### WHAT YOU HAVE TO DO
Repeat exactly the lines from the line with "Write the code for this chart." to the line with "50.5, left: 80", including both, and leave out any pictures.
━━ RECORD EXTRACTS ━━
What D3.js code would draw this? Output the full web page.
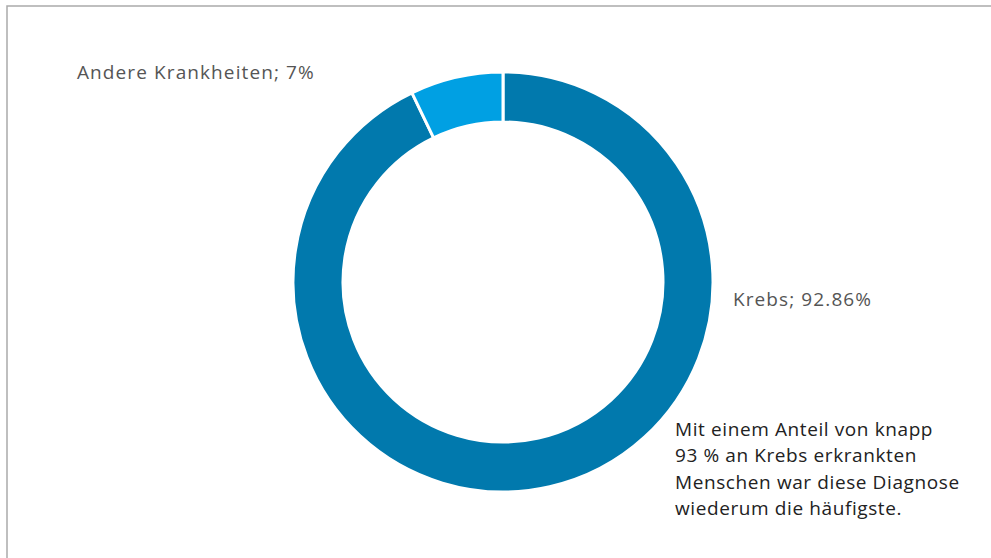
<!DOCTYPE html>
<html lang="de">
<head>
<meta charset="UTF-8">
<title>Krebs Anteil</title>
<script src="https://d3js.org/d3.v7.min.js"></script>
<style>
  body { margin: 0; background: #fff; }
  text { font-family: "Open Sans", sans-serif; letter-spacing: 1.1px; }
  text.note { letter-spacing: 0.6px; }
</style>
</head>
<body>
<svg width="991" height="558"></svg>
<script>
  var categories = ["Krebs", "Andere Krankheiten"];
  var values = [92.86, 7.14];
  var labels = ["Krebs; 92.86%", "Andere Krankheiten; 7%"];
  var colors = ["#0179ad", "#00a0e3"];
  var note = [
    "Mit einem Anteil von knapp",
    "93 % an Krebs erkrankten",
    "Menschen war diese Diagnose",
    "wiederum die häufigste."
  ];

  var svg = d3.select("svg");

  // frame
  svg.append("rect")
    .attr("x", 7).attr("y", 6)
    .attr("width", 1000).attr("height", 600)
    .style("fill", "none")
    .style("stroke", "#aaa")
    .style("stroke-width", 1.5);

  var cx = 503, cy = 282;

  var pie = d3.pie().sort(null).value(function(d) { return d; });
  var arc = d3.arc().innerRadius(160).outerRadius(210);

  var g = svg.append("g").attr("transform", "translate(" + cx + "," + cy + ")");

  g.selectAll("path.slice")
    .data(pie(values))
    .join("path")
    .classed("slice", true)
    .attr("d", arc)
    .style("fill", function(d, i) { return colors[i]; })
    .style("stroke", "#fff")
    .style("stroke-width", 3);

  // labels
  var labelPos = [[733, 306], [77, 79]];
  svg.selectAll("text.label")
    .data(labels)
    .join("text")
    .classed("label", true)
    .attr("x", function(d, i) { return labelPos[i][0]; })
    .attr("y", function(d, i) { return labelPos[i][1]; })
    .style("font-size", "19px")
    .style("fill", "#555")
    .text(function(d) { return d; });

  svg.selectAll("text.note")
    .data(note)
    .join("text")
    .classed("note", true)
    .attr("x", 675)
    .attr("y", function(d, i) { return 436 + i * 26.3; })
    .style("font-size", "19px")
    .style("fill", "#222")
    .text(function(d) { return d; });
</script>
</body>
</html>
━━━
━━ RECORD EXTRACTS ━━
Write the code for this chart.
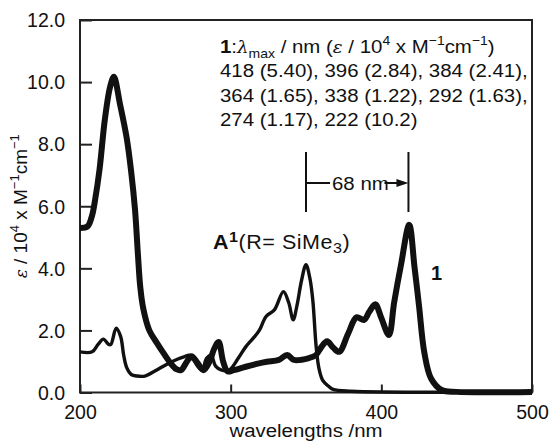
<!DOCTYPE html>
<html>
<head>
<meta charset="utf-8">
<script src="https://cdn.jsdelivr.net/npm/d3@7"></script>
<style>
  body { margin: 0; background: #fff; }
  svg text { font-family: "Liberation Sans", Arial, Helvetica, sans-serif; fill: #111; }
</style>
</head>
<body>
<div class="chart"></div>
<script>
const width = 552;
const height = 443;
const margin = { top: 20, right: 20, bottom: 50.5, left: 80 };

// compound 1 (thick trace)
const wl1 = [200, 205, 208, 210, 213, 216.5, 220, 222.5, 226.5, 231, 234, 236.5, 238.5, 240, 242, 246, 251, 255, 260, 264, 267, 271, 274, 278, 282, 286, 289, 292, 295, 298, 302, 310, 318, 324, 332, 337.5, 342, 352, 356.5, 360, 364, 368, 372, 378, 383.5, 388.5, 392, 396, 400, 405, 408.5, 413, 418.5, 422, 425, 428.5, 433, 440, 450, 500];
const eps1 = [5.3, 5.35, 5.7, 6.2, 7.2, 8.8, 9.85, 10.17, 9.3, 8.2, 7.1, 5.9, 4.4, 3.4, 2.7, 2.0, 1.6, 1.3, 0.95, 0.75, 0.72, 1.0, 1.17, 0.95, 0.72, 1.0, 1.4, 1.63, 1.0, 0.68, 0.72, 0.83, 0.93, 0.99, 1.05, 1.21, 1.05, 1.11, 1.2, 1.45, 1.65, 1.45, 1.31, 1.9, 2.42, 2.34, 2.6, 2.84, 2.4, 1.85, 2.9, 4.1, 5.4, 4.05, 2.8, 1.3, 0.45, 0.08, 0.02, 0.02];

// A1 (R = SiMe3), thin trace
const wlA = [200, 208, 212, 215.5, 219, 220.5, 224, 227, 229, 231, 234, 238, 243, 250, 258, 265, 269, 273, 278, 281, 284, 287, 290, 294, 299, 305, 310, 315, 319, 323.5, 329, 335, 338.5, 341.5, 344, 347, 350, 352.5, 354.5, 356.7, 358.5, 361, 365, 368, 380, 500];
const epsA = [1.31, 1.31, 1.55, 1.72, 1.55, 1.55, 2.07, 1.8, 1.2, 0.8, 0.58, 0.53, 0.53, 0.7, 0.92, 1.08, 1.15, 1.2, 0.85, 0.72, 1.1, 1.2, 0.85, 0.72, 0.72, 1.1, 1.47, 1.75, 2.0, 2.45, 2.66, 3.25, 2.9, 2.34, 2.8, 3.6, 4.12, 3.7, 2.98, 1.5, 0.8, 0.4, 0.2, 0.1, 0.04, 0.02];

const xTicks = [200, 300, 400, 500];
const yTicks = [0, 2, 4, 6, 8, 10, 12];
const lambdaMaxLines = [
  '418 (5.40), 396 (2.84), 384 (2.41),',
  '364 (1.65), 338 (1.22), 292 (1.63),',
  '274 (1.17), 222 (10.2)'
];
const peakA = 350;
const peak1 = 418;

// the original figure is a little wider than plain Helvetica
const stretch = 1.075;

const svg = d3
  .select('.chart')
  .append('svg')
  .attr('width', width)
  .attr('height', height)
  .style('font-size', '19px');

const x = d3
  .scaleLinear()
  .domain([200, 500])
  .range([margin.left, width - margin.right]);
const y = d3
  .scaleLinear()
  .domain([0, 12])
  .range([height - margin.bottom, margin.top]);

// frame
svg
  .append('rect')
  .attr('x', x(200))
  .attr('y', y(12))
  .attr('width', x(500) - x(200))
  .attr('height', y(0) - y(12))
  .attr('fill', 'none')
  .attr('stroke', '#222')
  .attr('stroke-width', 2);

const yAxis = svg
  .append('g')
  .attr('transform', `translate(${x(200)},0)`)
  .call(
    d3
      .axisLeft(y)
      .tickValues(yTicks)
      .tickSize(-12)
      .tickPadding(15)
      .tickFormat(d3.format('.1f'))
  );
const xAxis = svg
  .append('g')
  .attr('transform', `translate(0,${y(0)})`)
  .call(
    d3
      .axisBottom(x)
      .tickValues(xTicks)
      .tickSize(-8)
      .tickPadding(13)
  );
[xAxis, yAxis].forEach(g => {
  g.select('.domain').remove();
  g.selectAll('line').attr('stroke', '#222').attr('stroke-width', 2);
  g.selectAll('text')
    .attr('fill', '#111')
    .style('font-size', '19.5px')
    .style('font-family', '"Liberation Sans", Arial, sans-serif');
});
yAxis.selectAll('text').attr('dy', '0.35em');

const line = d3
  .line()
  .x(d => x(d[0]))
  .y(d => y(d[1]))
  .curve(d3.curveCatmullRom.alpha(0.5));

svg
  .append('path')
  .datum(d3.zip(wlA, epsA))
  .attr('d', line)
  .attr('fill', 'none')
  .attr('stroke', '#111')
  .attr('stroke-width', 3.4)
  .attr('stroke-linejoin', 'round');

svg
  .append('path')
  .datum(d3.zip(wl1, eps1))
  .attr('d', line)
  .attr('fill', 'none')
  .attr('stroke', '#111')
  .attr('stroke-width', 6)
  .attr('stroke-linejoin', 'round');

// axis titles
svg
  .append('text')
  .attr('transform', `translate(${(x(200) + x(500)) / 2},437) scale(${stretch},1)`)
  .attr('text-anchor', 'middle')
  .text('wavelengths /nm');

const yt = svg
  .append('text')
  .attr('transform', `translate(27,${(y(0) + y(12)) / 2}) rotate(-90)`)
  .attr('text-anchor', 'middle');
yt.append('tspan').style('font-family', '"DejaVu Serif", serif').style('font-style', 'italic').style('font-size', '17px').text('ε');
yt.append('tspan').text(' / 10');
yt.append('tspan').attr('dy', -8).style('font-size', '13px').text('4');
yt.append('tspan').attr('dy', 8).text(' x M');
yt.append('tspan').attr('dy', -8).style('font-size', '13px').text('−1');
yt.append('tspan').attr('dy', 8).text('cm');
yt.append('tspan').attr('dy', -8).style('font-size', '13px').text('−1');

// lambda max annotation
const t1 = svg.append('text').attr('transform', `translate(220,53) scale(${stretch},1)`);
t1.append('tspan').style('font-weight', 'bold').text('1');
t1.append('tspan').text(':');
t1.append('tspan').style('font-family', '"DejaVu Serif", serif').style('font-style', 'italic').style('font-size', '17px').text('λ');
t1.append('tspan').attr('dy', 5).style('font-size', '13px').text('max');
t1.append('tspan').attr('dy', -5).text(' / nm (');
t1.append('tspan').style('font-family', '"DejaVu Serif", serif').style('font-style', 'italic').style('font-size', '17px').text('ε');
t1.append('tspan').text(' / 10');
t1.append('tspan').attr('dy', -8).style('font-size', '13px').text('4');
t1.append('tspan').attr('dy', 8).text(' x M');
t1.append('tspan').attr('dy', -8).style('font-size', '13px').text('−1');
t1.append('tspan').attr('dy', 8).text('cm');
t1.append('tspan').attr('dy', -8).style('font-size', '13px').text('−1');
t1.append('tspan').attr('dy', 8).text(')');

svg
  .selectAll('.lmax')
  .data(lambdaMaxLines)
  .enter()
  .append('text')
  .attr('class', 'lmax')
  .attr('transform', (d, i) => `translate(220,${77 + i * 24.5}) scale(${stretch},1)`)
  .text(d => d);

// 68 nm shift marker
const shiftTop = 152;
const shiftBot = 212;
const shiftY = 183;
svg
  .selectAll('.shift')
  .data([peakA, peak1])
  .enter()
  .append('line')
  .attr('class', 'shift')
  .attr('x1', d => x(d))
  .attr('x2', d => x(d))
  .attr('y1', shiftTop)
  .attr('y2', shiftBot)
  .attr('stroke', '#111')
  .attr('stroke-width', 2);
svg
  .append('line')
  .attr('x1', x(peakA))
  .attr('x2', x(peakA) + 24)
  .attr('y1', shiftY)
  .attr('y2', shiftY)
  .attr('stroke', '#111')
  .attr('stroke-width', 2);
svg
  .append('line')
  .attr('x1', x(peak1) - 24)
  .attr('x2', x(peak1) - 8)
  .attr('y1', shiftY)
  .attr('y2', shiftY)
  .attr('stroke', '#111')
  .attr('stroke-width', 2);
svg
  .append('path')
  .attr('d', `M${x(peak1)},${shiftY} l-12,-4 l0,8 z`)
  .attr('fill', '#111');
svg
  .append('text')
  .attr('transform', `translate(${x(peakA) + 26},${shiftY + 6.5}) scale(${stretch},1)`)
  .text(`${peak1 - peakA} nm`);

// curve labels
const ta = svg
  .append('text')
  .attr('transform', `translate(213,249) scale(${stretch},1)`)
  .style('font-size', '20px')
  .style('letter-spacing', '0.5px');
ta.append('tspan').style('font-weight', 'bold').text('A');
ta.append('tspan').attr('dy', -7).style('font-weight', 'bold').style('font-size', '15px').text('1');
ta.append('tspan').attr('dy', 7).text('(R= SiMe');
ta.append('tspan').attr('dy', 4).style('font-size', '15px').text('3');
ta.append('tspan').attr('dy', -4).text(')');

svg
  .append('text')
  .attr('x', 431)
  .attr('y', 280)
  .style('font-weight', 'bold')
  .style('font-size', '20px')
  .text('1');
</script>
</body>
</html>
━━━
━━ RECORD EXTRACTS ━━
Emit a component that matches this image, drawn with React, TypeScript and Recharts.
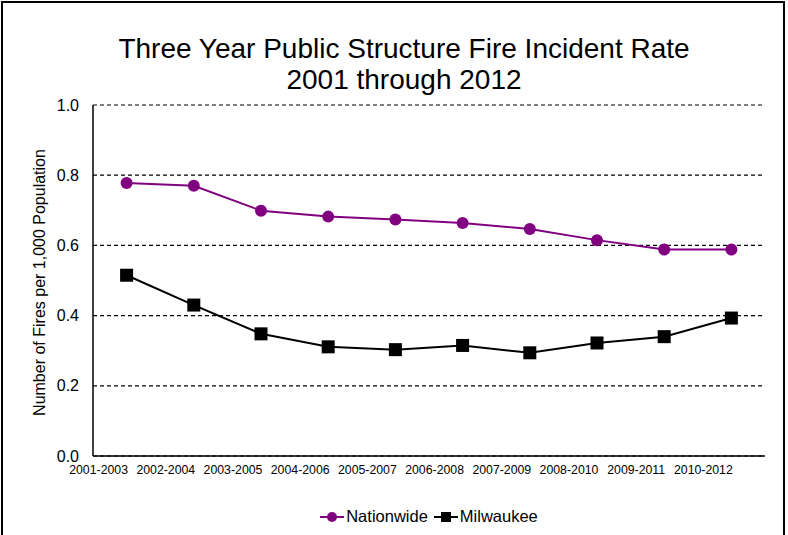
━━━
### TASK ANSWER
Write the code for this chart.
<!DOCTYPE html>
<html>
<head>
<meta charset="utf-8">
<script src="https://cdn.jsdelivr.net/npm/d3@7"></script>
<style>
  body { margin: 0; background: #fff; }
  svg text { font-family: "Liberation Sans", Arial, Helvetica, sans-serif; fill: #111; }
</style>
</head>
<body>
<div class="chart"></div>
<script>
const width = 552;
const height = 443;
const margin = { top: 20, right: 20, bottom: 50.5, left: 80 };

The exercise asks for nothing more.